▸ Task directions
In the listing that follows, retype every line from the first through the one containing "x_minor = [2020.5, 2021.5]". Pictures are to be left out.

▸ Source data
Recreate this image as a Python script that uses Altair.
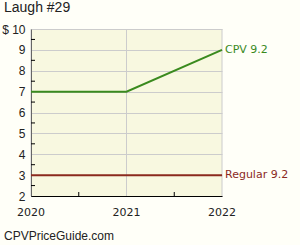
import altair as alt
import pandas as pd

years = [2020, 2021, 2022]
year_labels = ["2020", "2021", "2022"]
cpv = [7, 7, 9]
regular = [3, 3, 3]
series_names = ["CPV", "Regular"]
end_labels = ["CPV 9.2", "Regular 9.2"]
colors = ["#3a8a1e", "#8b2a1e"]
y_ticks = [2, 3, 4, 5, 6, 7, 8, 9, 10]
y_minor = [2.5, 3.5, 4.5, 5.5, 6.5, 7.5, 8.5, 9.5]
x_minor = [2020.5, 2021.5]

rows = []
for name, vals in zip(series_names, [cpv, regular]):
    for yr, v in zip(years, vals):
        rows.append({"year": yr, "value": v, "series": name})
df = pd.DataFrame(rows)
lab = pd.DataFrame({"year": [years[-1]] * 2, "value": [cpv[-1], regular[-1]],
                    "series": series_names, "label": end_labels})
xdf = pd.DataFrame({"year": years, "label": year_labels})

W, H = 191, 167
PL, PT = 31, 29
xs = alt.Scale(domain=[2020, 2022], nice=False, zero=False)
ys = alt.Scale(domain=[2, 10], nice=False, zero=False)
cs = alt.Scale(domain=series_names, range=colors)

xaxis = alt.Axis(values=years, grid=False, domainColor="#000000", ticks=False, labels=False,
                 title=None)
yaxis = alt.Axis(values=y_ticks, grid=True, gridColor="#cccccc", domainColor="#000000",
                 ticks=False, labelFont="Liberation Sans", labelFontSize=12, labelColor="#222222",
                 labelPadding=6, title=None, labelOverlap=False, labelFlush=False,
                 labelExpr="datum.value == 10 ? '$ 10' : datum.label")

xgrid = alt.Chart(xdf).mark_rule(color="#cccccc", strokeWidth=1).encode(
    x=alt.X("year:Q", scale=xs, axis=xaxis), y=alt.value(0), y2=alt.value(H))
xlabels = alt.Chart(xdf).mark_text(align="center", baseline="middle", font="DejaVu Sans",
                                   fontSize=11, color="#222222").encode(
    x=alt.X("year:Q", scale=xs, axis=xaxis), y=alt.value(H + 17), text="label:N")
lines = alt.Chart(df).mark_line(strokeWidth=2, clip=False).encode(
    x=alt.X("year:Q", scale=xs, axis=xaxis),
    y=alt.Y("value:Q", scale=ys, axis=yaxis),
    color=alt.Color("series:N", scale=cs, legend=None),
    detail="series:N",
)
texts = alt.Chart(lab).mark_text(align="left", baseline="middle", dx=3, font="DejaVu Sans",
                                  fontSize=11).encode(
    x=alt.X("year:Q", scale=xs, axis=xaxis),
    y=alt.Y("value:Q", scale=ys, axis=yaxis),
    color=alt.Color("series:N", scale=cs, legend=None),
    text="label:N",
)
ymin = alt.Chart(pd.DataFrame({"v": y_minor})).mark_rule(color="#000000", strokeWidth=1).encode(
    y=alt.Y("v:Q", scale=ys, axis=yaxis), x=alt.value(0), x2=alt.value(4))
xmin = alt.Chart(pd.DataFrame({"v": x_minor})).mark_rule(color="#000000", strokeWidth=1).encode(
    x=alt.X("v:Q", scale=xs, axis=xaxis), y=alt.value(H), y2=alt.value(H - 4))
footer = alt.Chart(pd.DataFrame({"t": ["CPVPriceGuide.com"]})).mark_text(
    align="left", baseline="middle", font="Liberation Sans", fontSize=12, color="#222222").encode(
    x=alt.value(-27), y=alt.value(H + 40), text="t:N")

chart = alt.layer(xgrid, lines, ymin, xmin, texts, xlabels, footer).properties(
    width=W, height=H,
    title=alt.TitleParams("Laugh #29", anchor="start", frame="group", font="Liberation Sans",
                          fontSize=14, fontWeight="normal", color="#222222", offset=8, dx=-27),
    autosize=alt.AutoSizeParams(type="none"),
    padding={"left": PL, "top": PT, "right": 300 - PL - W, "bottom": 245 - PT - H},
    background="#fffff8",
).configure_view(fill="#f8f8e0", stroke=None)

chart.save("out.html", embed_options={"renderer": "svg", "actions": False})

▸ Result of this exercise
Recreate this image as a Python script that uses Altair.
import altair as alt
import pandas as pd

years = [2020, 2021, 2022]
year_labels = ["2020", "2021", "2022"]
cpv = [7, 7, 9]
regular = [3, 3, 3]
series_names = ["CPV", "Regular"]
end_labels = ["CPV 9.2", "Regular 9.2"]
colors = ["#3a8a1e", "#8b2a1e"]
y_ticks = [2, 3, 4, 5, 6, 7, 8, 9, 10]
y_minor = [2.5, 3.5, 4.5, 5.5, 6.5, 7.5, 8.5, 9.5]
x_minor = [2020.5, 2021.5]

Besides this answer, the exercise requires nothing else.